My right hon Friend's intention in the Bill is to regularise the custodianship or the responsible way in which good landlords, including the Church Commissioners, have been exercising their responsibilities for many years, including, of course, their acceptance of family succession. I think that many good landlords have tenants and their families who have been in occupation of their land for a considerable time. I do not see how the provisions of the family succession scheme need interfere with these arrangements in any way. Indeed, I believe that they help the situation by laying down guidelines. They do not alter the ownership of the land—an important point—or its status as tenanted land.

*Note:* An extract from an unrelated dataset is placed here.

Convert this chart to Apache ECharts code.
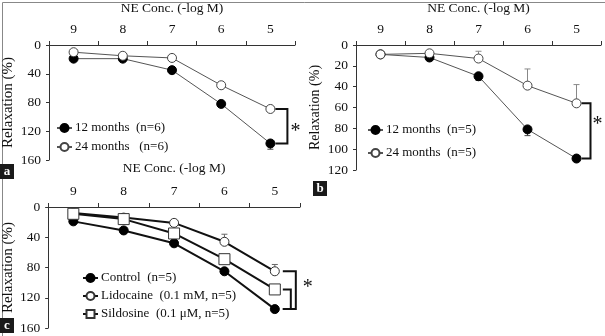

They are concerned with the succession to the holding. That is the point which matters here. Each succession will be a new tenancy, and provision is made in Clause 22 for arbitration on variations in the terms of the tenancy and a fresh rent. I cannot see, therefore, that the incumbents concerned will be affected by the Bill in any way differently from other landlords, and I regret that I cannot accept that a valid case has been made out for the new clause.

Sir David Renton

I shall not press the motion to a Division, but I do not retract at all from what I said, although I am grateful to the Minister of State for his explanation, which coincides broadly with my own view of the matter. However, I still cannot see the need for applying the Bill to glebe land, bearing in mind the kind attitude of incumbents. I have discussed this part of the Bill with representatives of farmers in my constituency. They do not see the need for this part of the Bill in general. The complexity of the provisions cannot be doubted, and to impose upon incumbents an obligation to follow them, when they could perfectly well continue as they have done in the past, and give complete satisfaction to tenant farmers, is quite unnecessary. There is no need to compel them in this way. However, in order to make progress and in view of the, no doubt, sincere attitude of the hon. Gentleman, I beg to ask leave to withdraw the motion.

Motion and clause, by leave, withdrawn.